Thursday, 9 February 2012

China shoots down injured Tibetan, brother

Phayul[Thursday, February 09, 2012 23:31]
A Tibetan carrying a bullet injury to his stomach region following China's violent crackdown on protests in Drango, eastern Tibet on January 23, 2012.
A Tibetan carrying a bullet injury to his stomach region following China's violent crackdown on protests in Drango, eastern Tibet on January 23, 2012.
DHARAMSHALA, February 9: Phayul is getting confirmed reports that Chinese security personnel hunted down and killed a Tibetan who had suffered bullet wounds in the January 23 protests in Drango along with his brother earlier today.

The two have been identified as Yeshi Rigsel, 40 and Yeshi Samdup, 38.

Yeshi Rigsel had suffered bullet injuries to his arm on January 23 in Drango, eastern Tibet when Chinese security personnel opened indiscriminate fire on unarmed Tibetans. At least five Tibetans are feared dead and over 30 seriously injured in the police firings.

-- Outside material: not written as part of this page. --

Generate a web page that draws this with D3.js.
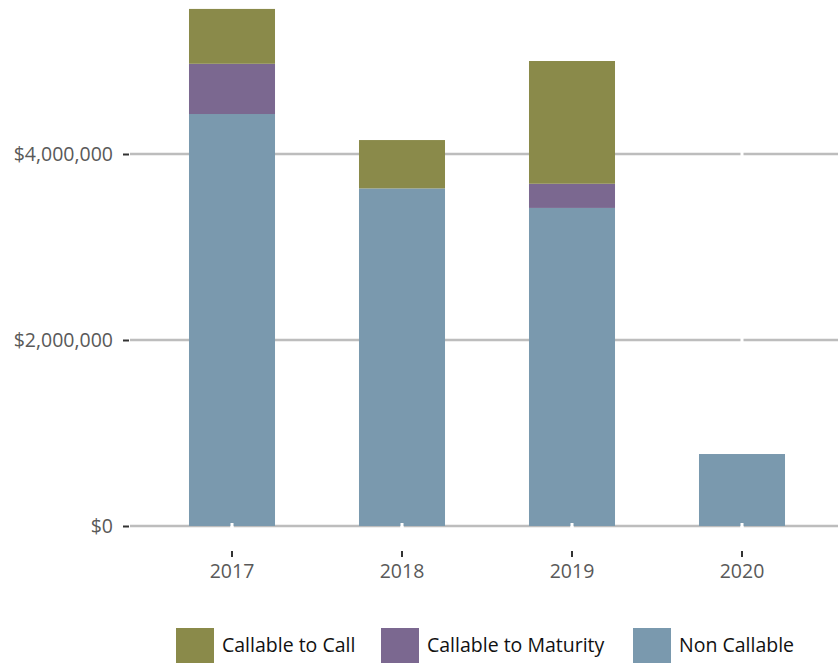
<!DOCTYPE html>
<html>
<head>
<meta charset="utf-8">
<script src="https://cdn.jsdelivr.net/npm/d3@7"></script>
<style>
	body { margin: 0; background: #fff; }
	svg { display: block; }
</style>
</head>
<body>
<svg id="chart" width="838" height="663"></svg>
<script>
const years = ["2017", "2018", "2019", "2020"];
const seriesNames = ["Non Callable", "Callable to Maturity", "Callable to Call"];
const nonCallable = [4430000, 3630000, 3420000, 774000];
const callableToMaturity = [540000, 0, 260000, 0];
const callableToCall = [590000, 520000, 1320000, 0];
const yTicks = [0, 2000000, 4000000];
const colors = ["#7a99ae", "#7b6890", "#8a8a4a"];

const svg = d3.select("#chart");
const plotLeft = 147, plotRight = 827;
const plotTop = 0, plotBottom = 526;

const rows = years.map((yr, i) => ({
	year: yr,
	"Non Callable": nonCallable[i],
	"Callable to Maturity": callableToMaturity[i],
	"Callable to Call": callableToCall[i],
}));

const x = d3.scaleBand().domain(years).range([plotLeft, plotRight]).paddingInner(0.494).paddingOuter(0.247);
const y = d3.scaleLinear().domain([0, 5655914]).range([plotBottom, plotTop]);

// gridlines, with small gaps at the category centres
const gridX0 = 130, gridX1 = 838;
yTicks.forEach((t) => {
	svg.append("line")
		.attr("x1", gridX0).attr("x2", gridX1)
		.attr("y1", y(t)).attr("y2", y(t))
		.attr("stroke", "#bdbdbd").attr("stroke-width", 2.5);
	years.forEach((yr) => {
		const cx = x(yr) + x.bandwidth() / 2;
		svg.append("rect")
			.attr("x", cx - 1.5).attr("y", y(t) - 3)
			.attr("width", 3).attr("height", 6)
			.attr("fill", "#fff");
	});
});

// stacked bars
const stack = d3.stack().keys(seriesNames)(rows);
svg.append("g").selectAll("g")
	.data(stack)
	.join("g")
	.attr("fill", (d, i) => colors[i])
	.selectAll("rect")
	.data((d) => d)
	.join("rect")
	.attr("x", (d) => x(d.data.year))
	.attr("width", x.bandwidth())
	.attr("y", (d) => y(d[1]))
	.attr("height", (d) => y(d[0]) - y(d[1]));

// small white marks on the zero line at the centres
years.forEach((yr) => {
	svg.append("rect")
		.attr("x", x(yr) + x.bandwidth() / 2 - 1.5).attr("y", y(0) - 3)
		.attr("width", 3).attr("height", 6)
		.attr("fill", "#fff");
});

// y axis
const yAxis = svg.append("g").attr("transform", `translate(129,0)`)
	.call(d3.axisLeft(y).tickValues(yTicks).tickSize(6).tickPadding(10)
		.tickFormat((d) => "$" + d3.format(",")(d)));
yAxis.select(".domain").remove();
yAxis.selectAll(".tick line").attr("stroke", "#333").attr("stroke-width", 2);
yAxis.selectAll("text").attr("font-family", "Open Sans")
	.attr("font-size", 19.5).attr("fill", "#595959");

// x axis
const xAxis = svg.append("g").attr("transform", `translate(0,551)`)
	.call(d3.axisBottom(x).tickSize(6).tickPadding(7));
xAxis.select(".domain").remove();
xAxis.selectAll(".tick line").attr("stroke", "#333").attr("stroke-width", 2);
xAxis.selectAll("text").attr("font-family", "Open Sans")
	.attr("font-size", 19.5).attr("fill", "#595959");

// legend
const legendItems = [
	{ name: "Callable to Call", color: colors[2], x: 176 },
	{ name: "Callable to Maturity", color: colors[1], x: 381 },
	{ name: "Non Callable", color: colors[0], x: 633 },
];
const legend = svg.append("g");
legendItems.forEach((d) => {
	legend.append("rect")
		.attr("x", d.x).attr("y", 628)
		.attr("width", 38).attr("height", 35)
		.attr("fill", d.color);
	legend.append("text")
		.attr("x", d.x + 46).attr("y", 652)
		.attr("font-family", "Open Sans").attr("font-size", 19.5)
		.attr("fill", "#111")
		.text(d.name);
});
</script>
</body>
</html>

According to sources in exile with links in the region, the two brothers, Yeshi Rigsel and Yeshi Samdup had fled Drango town after the protests and were hiding in the mountains.

“The police had been on the look out for all the protesters in the near by areas, knowing that the ones nursing bullet injuries won’t be able to run for long,” Ven. Ngawang Woebar, a former political prisoner told Phayul.

After days of manhunt, the Chinese police tracked down the two brothers in the near by mountains and killed both of them at around 9.30 am local time.

“This cold blooded murder of an injured Tibetan along with his brother goes to show the climate of intense violence and repression in the region,” Ven. Woebar added.

The two deceased brothers belonged to a nomadic family from Norpa, near Drango.

Protests in Drango flared up on January 23, the first day of Chinese new year, after local Chinese Public Security Bureau officials began to arbitrarily arrest Tibetans on suspicion of their involvement in the appearance of leaflets and posters around the town warning of more Tibetan self-immolations if the Chinese government did not listen to Tibetan concerns.

The unarmed protesters, many of whom were farmers and nomads raised slogans calling for freedom in Tibet and the return of the Dalai Lama.

As the protests grew stronger, the Public Security Bureau and People's Armed Police intervened by using guns to rein in the protesters.

Earlier information had confirmed the death of Norpa Yonten and another unnamed Tibetan.

Following the protest, the entire region was placed under an undeclared martial law with police arresting 100 Tibetans from Drango on suspicion of their participation in the mass protests.

The first graphic images of the January 23 protests reached exile earlier this month. The photos showed in gory details, bullet injuries suffered by Tibetan protesters following the violent crackdown.

At least two Tibetans can be seen in the photos carrying bullet holes in the stomach area while others have blood coming out of bullet injuries in their arm and legs.